# Getting set up



## Uruk-Hai (Nov 4, 2006)

I'm just in the process of getting set up and I was working in the garage painting the new tombstones and the local kids came by to deliver the paper. When they got a look in the garage and saw the scarecrow and everything they were all like "Whoa!!!" They went and got their friends and wanted to see everything. What was really cool was I turned on the werewolf and cranked up the speakers. Even in broad daylight sitting in my garage they jumped when he came to life with a roar! Tee hee!! Now I really can't wait to see him in action at night. I'll have to turn the sound down low to start for the little kids and then turn it loaded as the bigger kids start to arrive.

One other thing that was really great was that a new kid to the neighbourhood wanted to go up and touch the werewolf. I said sure and he went and poked his arm and then threw a light punch at his face to show he wasn't scared. Before I could say anything one of the other kids said "HEY, BE CAREFUL!" That's what I have been hoping would happen as I get them interested and involved in helping out - they'll take a more of a personal ownership of the display and protect it from any other kids that want to trash it.

I hope to start putting things out this weekend and have everything finished by the 28th in preparation for the big day.


----------



## Darkside (Aug 6, 2007)

Uruk-Hai said:


> One other thing that was really great was that a new kid to the neighbourhood wanted to go up and touch the werewolf. I said sure and he went and poked his arm and then threw a light punch at his face to show he wasn't scared. Before I could say anything one of the other kids said "HEY, BE CAREFUL!" That's what I have been hoping would happen as I get them interested and involved in helping out - they'll take a more of a personal ownership of the display and protect it from any other kids that want to trash it.


Yeah, that is really cool, we had a little girl across the street who was like that with our stuff. Made me feel a little more comfortable, but unfortunatly they moved.


----------



## Haunted Bayou (Feb 16, 2007)

Yep, I never understood the "prop bashing" but people do really odd things when they are scared.

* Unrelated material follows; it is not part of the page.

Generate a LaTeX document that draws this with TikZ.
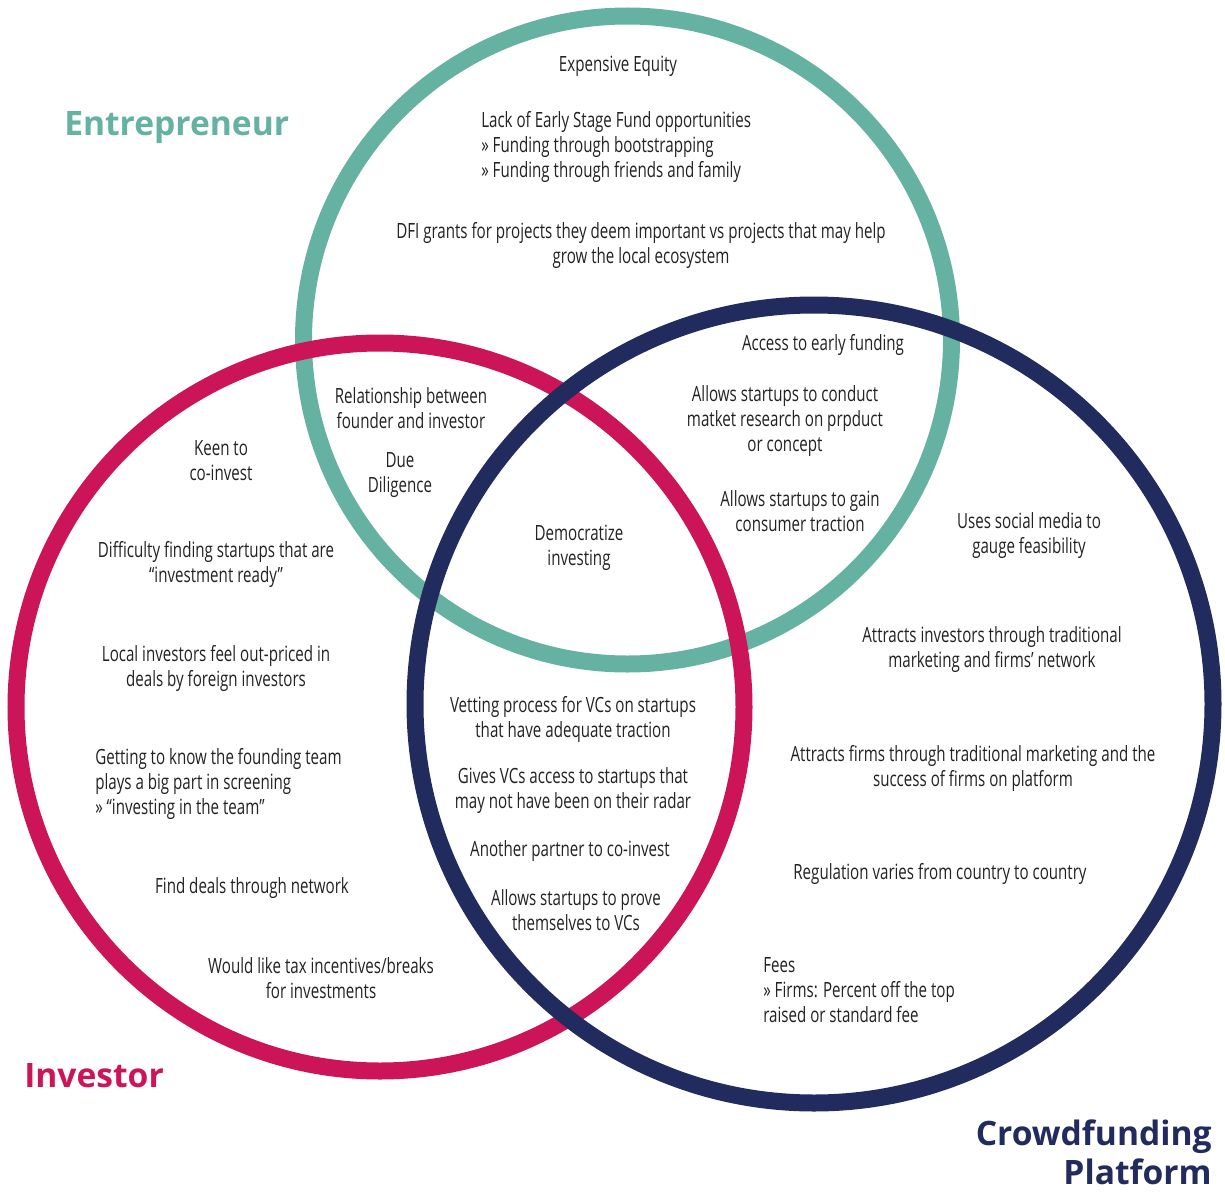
\documentclass[tikz,border=0pt]{standalone}
\usepackage{fontspec}
\newfontfamily\bodyfont[FakeStretch=0.72]{Open Sans}
\newfontfamily\titlefont{Open Sans}
\definecolor{cteal}{HTML}{65B1A2}
\definecolor{ccrimson}{HTML}{CC1559}
\definecolor{cnavy}{HTML}{222B5E}
\definecolor{ctext}{HTML}{222222}
\begin{document}
\begin{tikzpicture}[x=0.75pt,y=-0.75pt,
  ring/.style={line width=12.75pt},
  txt/.style={font=\bodyfont\fontsize{15.75pt}{18.75pt}\selectfont, text=ctext, inner sep=0pt, align=center, yshift=-1.5pt},
  ltxt/.style={txt, align=left, anchor=west},
  ttl/.style={font=\titlefont\bfseries\fontsize{25.2pt}{29pt}\selectfont, inner sep=0pt}]
\useasboundingbox[fill=white] (0,0) rectangle (1225,1192);
% circles
\draw[ring, cteal] (627.5,340) circle[radius=243pt];
\draw[ring, ccrimson] (380,707) circle[radius=273pt];
\draw[ring, cnavy] (814,704) circle[radius=299.25pt];
% titles
\node[ttl, text=cteal, anchor=west] (tEnt) at (64,128) {Entrepreneur};
\node[ttl, text=ccrimson, anchor=west] (tInv) at (24,1076) {Investor};
\node[ttl, text=cnavy, anchor=east, align=right] (tCro) at (1212,1152) {Crowdfunding\\Platform};
% entrepreneur only
\node[txt] (e1) at (618,64) {Expensive Equity};
\node[ltxt] (e2) at (481,145) {Lack of Early Stage Fund opportunities\\» Funding through bootstrapping\\» Funding through friends and family};
\node[txt] (e3) at (641,243.5) {DFI grants for projects they deem important vs projects that may help\\grow the local ecosystem};
% entrepreneur & investor
\node[txt] (ei1) at (411,406) {Relationship between\\founder and investor};
\node[txt] (ei2) at (400,473) {Due\\Diligence};
% investor only
\node[txt] (i1) at (221,458.5) {Keen to\\co-invest};
\node[txt] (i2) at (216,562.5) {Difficulty finding startups that are\\“investment ready”};
\node[txt] (i3) at (216,666) {Local investors feel out-priced in\\deals by foreign investors};
\node[ltxt] (i4) at (95,782) {Getting to know the founding team\\plays a big part in screening\\» “investing in the team”};
\node[txt] (i5) at (252,886) {Find deals through network};
\node[txt] (i6) at (321,976.5) {Would like tax incentives/breaks\\for investments};
% all three
\node[txt] (all) at (579,545.5) {Democratize\\investing};
% entrepreneur & crowdfunding
\node[txt] (ec1) at (823,343) {Access to early funding};
\node[txt] (ec2) at (785,419) {Allows startups to conduct\\matket research on prpduct\\or concept};
\node[txt] (ec3) at (800,509) {Allows startups to gain\\consumer traction};
% crowdfunding only
\node[txt] (c1) at (1029,533.5) {Uses social media to\\gauge feasibility};
\node[txt] (c2) at (992,647.5) {Attracts investors through traditional\\marketing and firms’ network};
\node[txt] (c3) at (973,766.5) {Attracts firms through traditional marketing and the\\success of firms on platform};
\node[txt] (c4) at (940,872) {Regulation varies from country to country};
\node[ltxt] (c5) at (763,988) {Fees\\» Firms: Percent off the top\\raised or standard fee};
% investor & crowdfunding
\node[txt] (ic1) at (573,717.5) {Vetting process for VCs on startups\\that have adequate traction};
\node[txt] (ic2) at (573,789) {Gives VCs access to startups that\\may not have been on their radar};
\node[txt] (ic3) at (570,849) {Another partner to co-invest};
\node[txt] (ic4) at (576,908) {Allows startups to prove\\themselves to VCs};
\end{tikzpicture}
\end{document}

Glad the kids got protective and enjoyed your props.


----------



## Uruk-Hai (Nov 4, 2006)

Here's a pic of the garage as it stands now. I pulled everything (well, nearly everything) from storage in the basement and put it out in the garage. From there it's easier to see what I have and plan the yard set up.


----------



## jdubbya (Nov 6, 2005)

Looks like a very nice collection of props. The tombstones are great! Did you make them?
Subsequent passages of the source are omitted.